##### Provided material

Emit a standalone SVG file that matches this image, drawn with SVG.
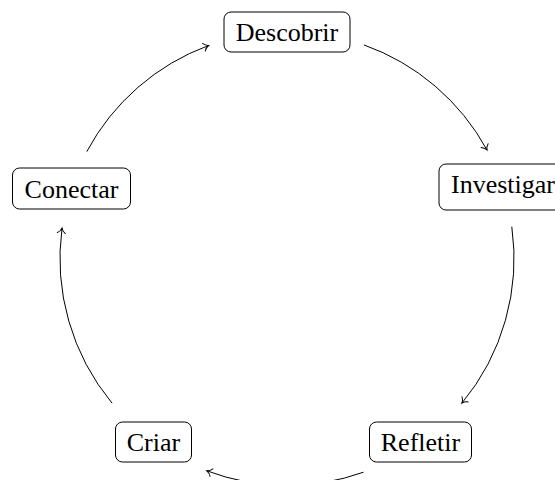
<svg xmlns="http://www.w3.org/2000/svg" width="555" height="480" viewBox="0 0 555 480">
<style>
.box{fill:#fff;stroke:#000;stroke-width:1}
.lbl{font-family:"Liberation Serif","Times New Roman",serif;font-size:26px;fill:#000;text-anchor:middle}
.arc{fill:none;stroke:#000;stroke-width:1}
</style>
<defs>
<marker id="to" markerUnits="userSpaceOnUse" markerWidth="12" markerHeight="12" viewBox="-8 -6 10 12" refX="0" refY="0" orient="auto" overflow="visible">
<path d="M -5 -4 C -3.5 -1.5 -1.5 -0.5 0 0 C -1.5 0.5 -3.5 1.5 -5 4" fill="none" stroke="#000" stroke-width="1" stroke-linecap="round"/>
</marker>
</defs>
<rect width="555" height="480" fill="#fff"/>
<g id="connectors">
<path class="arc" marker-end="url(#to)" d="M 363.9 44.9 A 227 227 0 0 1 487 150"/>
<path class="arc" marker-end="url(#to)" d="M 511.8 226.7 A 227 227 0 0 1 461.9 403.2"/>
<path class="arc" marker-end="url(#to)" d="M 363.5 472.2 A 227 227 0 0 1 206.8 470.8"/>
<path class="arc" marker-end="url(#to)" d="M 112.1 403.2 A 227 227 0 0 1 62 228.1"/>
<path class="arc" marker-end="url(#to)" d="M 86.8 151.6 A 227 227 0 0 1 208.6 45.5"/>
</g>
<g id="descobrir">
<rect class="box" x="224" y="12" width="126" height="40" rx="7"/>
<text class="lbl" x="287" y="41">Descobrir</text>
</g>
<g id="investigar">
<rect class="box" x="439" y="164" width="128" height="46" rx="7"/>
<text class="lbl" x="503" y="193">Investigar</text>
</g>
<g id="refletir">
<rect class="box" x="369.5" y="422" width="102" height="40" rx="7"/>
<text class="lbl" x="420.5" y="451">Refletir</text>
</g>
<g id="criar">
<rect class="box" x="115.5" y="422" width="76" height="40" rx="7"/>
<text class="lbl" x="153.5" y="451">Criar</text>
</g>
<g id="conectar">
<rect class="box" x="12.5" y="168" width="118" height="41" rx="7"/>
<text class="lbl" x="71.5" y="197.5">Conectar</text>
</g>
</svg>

##########

- _What is being asked_
Repeat the material verbatim. Do not carry over any picture.

- _Complete answer_
Emit a standalone SVG file that matches this image, drawn with SVG.
<svg xmlns="http://www.w3.org/2000/svg" width="555" height="480" viewBox="0 0 555 480">
<style>
.box{fill:#fff;stroke:#000;stroke-width:1}
.lbl{font-family:"Liberation Serif","Times New Roman",serif;font-size:26px;fill:#000;text-anchor:middle}
.arc{fill:none;stroke:#000;stroke-width:1}
</style>
<defs>
<marker id="to" markerUnits="userSpaceOnUse" markerWidth="12" markerHeight="12" viewBox="-8 -6 10 12" refX="0" refY="0" orient="auto" overflow="visible">
<path d="M -5 -4 C -3.5 -1.5 -1.5 -0.5 0 0 C -1.5 0.5 -3.5 1.5 -5 4" fill="none" stroke="#000" stroke-width="1" stroke-linecap="round"/>
</marker>
</defs>
<rect width="555" height="480" fill="#fff"/>
<g id="connectors">
<path class="arc" marker-end="url(#to)" d="M 363.9 44.9 A 227 227 0 0 1 487 150"/>
<path class="arc" marker-end="url(#to)" d="M 511.8 226.7 A 227 227 0 0 1 461.9 403.2"/>
<path class="arc" marker-end="url(#to)" d="M 363.5 472.2 A 227 227 0 0 1 206.8 470.8"/>
<path class="arc" marker-end="url(#to)" d="M 112.1 403.2 A 227 227 0 0 1 62 228.1"/>
<path class="arc" marker-end="url(#to)" d="M 86.8 151.6 A 227 227 0 0 1 208.6 45.5"/>
</g>
<g id="descobrir">
<rect class="box" x="224" y="12" width="126" height="40" rx="7"/>
<text class="lbl" x="287" y="41">Descobrir</text>
</g>
<g id="investigar">
<rect class="box" x="439" y="164" width="128" height="46" rx="7"/>
<text class="lbl" x="503" y="193">Investigar</text>
</g>
<g id="refletir">
<rect class="box" x="369.5" y="422" width="102" height="40" rx="7"/>
<text class="lbl" x="420.5" y="451">Refletir</text>
</g>
<g id="criar">
<rect class="box" x="115.5" y="422" width="76" height="40" rx="7"/>
<text class="lbl" x="153.5" y="451">Criar</text>
</g>
<g id="conectar">
<rect class="box" x="12.5" y="168" width="118" height="41" rx="7"/>
<text class="lbl" x="71.5" y="197.5">Conectar</text>
</g>
</svg>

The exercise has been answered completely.